In a well-organized essay of no more than ten double-spaced, typewritten pages:

Describe the essential differences in the constitutional structure of the central government in the United States and Canada.

One of the main differences is that while both countries have a federalist system, Canada has a parliament while U.S. does not. Canadian elections can be called every four to five years, either in the winter or spring, while in the U.S. The terms of office are absolutely fixed by the Constitution -- two years for the House of Representatives, four for the president and six for the Senate. These elections are always held on the first Tuesday in November and cannot be changed or delayed, not even during wartime. Even during the Civil War, when eleven Southern states had left the Union, these elections were still held as scheduled. In Canada, the Prime Minister is always the leader of the largest party in the House of Commons, while there is no guarantee in the U.S. that the president will have the a majority of the House and Senate.

Sometimes the opposition party in the U.S. will control one or both of these legislative houses, which would not be possible in a parliamentary system. In addition, a government that loses the majority in the House of Commons or suffers from a vote of no confidence is required to step down and call new elections. There is no such provision in the U.S. Constitution, although the Congress does have the power to impeach and remove presidents of justices of the Supreme Court. In practice, this has almost never happened, and only two presidents have been impeached since 1789, while one resigned before Congress impeached him. Members of the Canadian House of Commons (305) and the U.S. House of Representatives (435) are elected from single-member constituencies, and almost always they are from the two major political parties -- Liberals and Conservatives in Canada or Republicans and Democrats in the United States.

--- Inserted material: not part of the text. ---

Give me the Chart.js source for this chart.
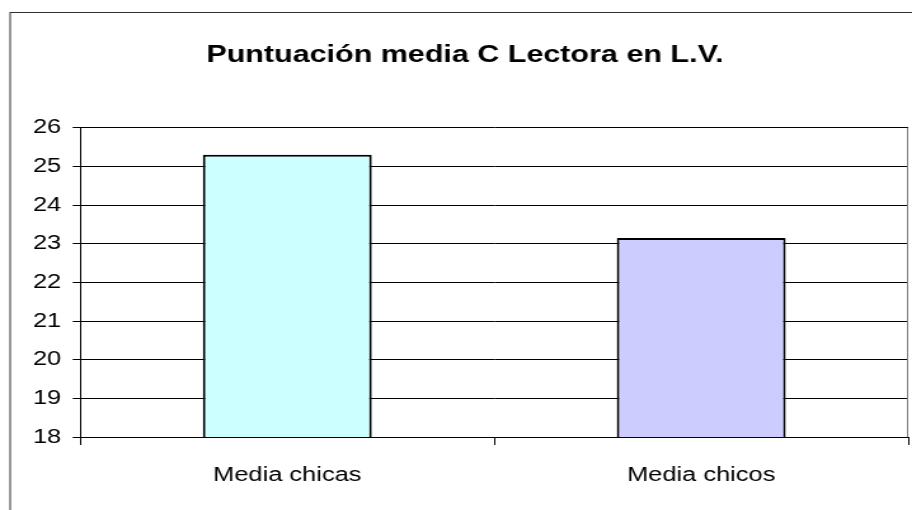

Both the U.S. And Canada have Senates, but their roles and functions could not be more different. In Canada, the Senate has 105 members compared to 100 in the U.S., but it plays only a ceremonial role, like the House of Lords in Great Britain. Its members are appointed on the advice of the Prime Minister and can serve up to age 75, while in the U.S. Senators are elected every six years (Originally, they were appointed by the state legislatures, two for each state, but the Constitution was amended to provide for their direct election). Unlike Canada, where the House of Commons alone passes laws and budgets, in the U.S., both the Senate and House of Representatives must concur on these, and often the final form of legislation is determined in a conference committee between the two. Moreover, the president must approve all legislation, and if he vetoes any bill Congress can override it by a two-thirds vote. All treaties with foreign powers must be approved by a two-thirds vote of the Senate, which also votes to conform Supreme Court justices as well as ambassadors and Cabinet and sub-cabinet officers. In Canada, on the other hand, all Cabinet members are politicians elected to the House of Commons and appointed by the Prime Minister, but there is no law or custom in the U.S. that requires federal officers to be members of Congress or even from the president's own party. Canada also has a British governor-general, which is mostly a ceremonial position, although theoretically this official does have the power to dissolve parliament and call new elections under certain circumstances. Obviously, no such office has existed in the United States since the 1776 Revolution, nor is the British monarch the ceremonial head of state.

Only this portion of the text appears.